Kentucky Gov. Andy Beshear | governor.ky.gov/
Kentucky Gov. Andy Beshear | governor.ky.gov/
Recently enacted election reform legislation in Kentucky that increases the ability of local election officials to maintain clean voter rolls may have been undermined by federal election reform legislation, S.1, which failed to pass U.S. Senate.
Senate Democrats took up the legislation up on Tuesday, June 22 but lacked the 60 votes needed to break a filibuster to begin a floor debate on the measure, as all Republican senators voted against the bill.
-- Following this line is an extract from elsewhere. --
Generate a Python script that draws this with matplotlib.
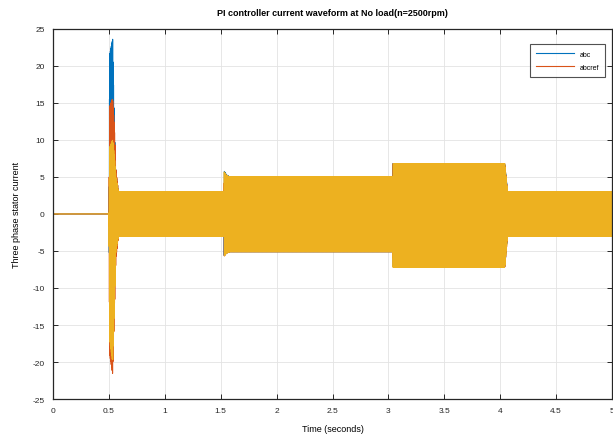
import numpy as np
import matplotlib.pyplot as plt

plt.rcParams['font.family'] = ['Liberation Sans', 'DejaVu Sans']
plt.rcParams['axes.unicode_minus'] = False

# carrier frequency used for drawing the phase currents (Hz)
f_elec = 250.0

# envelope breakpoints of the stator currents (seconds)
env_t = [0.0, 0.4999, 0.5, 0.507, 0.533, 0.548, 0.562, 0.585,
         1.53, 1.531, 1.55, 1.58, 3.04, 3.041, 4.04, 4.065, 5.0]

# upper / lower envelopes per phase (A)
up_a = [0, 0, 0, 21.5, 23.6, 12.0, 5.5, 3.0,
        3.0, 5.8, 5.3, 5.0, 5.0, 6.8, 6.8, 3.0, 3.0]
lo_a = [0, 0, 0, -12.0, -14.0, -8.0, -4.5, -3.0,
        -3.0, -5.6, -5.3, -5.1, -5.1, -7.1, -7.1, -3.0, -3.0]
up_b = [0, 0, 0, 14.5, 15.6, 12.0, 6.0, 3.0,
        3.0, 5.6, 5.2, 5.0, 5.0, 6.8, 6.8, 3.0, 3.0]
lo_b = [0, 0, 0, -19.0, -21.6, -14.0, -6.0, -3.0,
        -3.0, -5.7, -5.3, -5.1, -5.1, -7.2, -7.2, -3.0, -3.0]
up_c = [0, 0, 0, 9.0, 10.0, 8.0, 5.0, 3.0,
        3.0, 5.7, 5.2, 5.0, 5.0, 6.8, 6.8, 3.0, 3.0]
lo_c = [0, 0, 0, -17.0, -20.0, -13.0, -5.0, -3.0,
        -3.0, -5.7, -5.3, -5.1, -5.1, -7.2, -7.2, -3.0, -3.0]

labels = ['abc', 'abcref']
colors = ['#0072BD', '#D95319', '#EDB120']

t = np.linspace(0, 5, 400001)


def phase_current(up, lo, shift):
    hi = np.interp(t, env_t, up)
    low = np.interp(t, env_t, lo)
    mid = (hi + low) / 2
    half = (hi - low) / 2
    return mid + half * np.sin(2 * np.pi * f_elec * t - shift)


currents = [
    phase_current(up_a, lo_a, 0.0),
    phase_current(up_b, lo_b, 2 * np.pi / 3),
    phase_current(up_c, lo_c, 4 * np.pi / 3),
]

fig = plt.figure(figsize=(6.13, 4.39), dpi=100)
ax = fig.add_axes([0.0865, 0.0888, 0.912, 0.843])

for i, (cur, col) in enumerate(zip(currents, colors)):
    ax.plot(t, cur, color=col, linewidth=0.8,
            label=labels[i] if i < len(labels) else None)

ax.set_xlim(0, 5)
ax.set_ylim(-25, 25)
ax.set_xticks(np.arange(0, 5.01, 0.5))
ax.set_xticklabels(['0', '0.5', '1', '1.5', '2', '2.5', '3', '3.5', '4', '4.5', '5'])
ax.set_yticks(np.arange(-25, 26, 5))
ax.grid(True, color='#e3e3e3', linewidth=0.6)
ax.set_axisbelow(True)
ax.tick_params(direction='in', length=3.5, width=0.7, labelsize=6,
               top=True, right=True, colors='#262626', pad=6)
for sp in ax.spines.values():
    sp.set_linewidth(0.9)
    sp.set_color('#262626')

ax.set_title('PI controller current waveform at No load(n=2500rpm)',
             fontsize=6.5, fontweight='bold', pad=10)
ax.set_xlabel('Time (seconds)', fontsize=6.5, labelpad=7)
ax.set_ylabel('Three phase stator current', fontsize=6.5, labelpad=8)

leg = ax.legend(loc='upper right', bbox_to_anchor=(0.994, 0.968), fontsize=5,
                handlelength=5.5, frameon=True, fancybox=False,
                edgecolor='#262626', borderpad=0.9, labelspacing=0.9)
leg.get_frame().set_linewidth(0.8)

fig.savefig('out.png', dpi=100)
If enacted, the S.1 would have overridden many state election law provisions, effectively reducing some states of their constitutionally derived authority to establish election procedures. That includes the provision in the new Kentucky law, contained in House Bill 574 signed Gov. Andy Beshear, a Democrat, in early April, which enhances the ability of local election officials to remove non-residents from the voter rolls and clean up other inaccuracies.
The Kentucky law is rare among states in that it won the strong support of both Republicans and Democrats in the legislature.
“While other states are caught up in the partisan division, Kentucky is leading the nation in making it both easier to vote and harder to cheat,” Secretary of State Michael Adams, a Republican, told Spectrum News 1 in a recent interview. “House Bill 574 is a once-a-century reform that we were long overdue for, and I've really tried to use this office in a way others haven’t.”
The Honest Elections Project says that accurate voter rolls are vital for honest elections, but as of December 2019 more than 200 counties in the country had more registered voters than citizens eligible to vote. However, in many cases, “inactive voters” are included in statistics as registered voters due to administrative or other factors, such as citizens moving without leaving forwarding address information.
Moreover, 77% of Americans support up to date maintenance of voter rolls, according to a 2018 poll.
Other election reform provisions in Kentucky’s law include the establishment of three days of early in-person voting, including a Saturday, with no excuse required, a transition to toward universal paper ballots, and the keeping of an online voter portal making absentee balloting fully transparent for voters and election officials.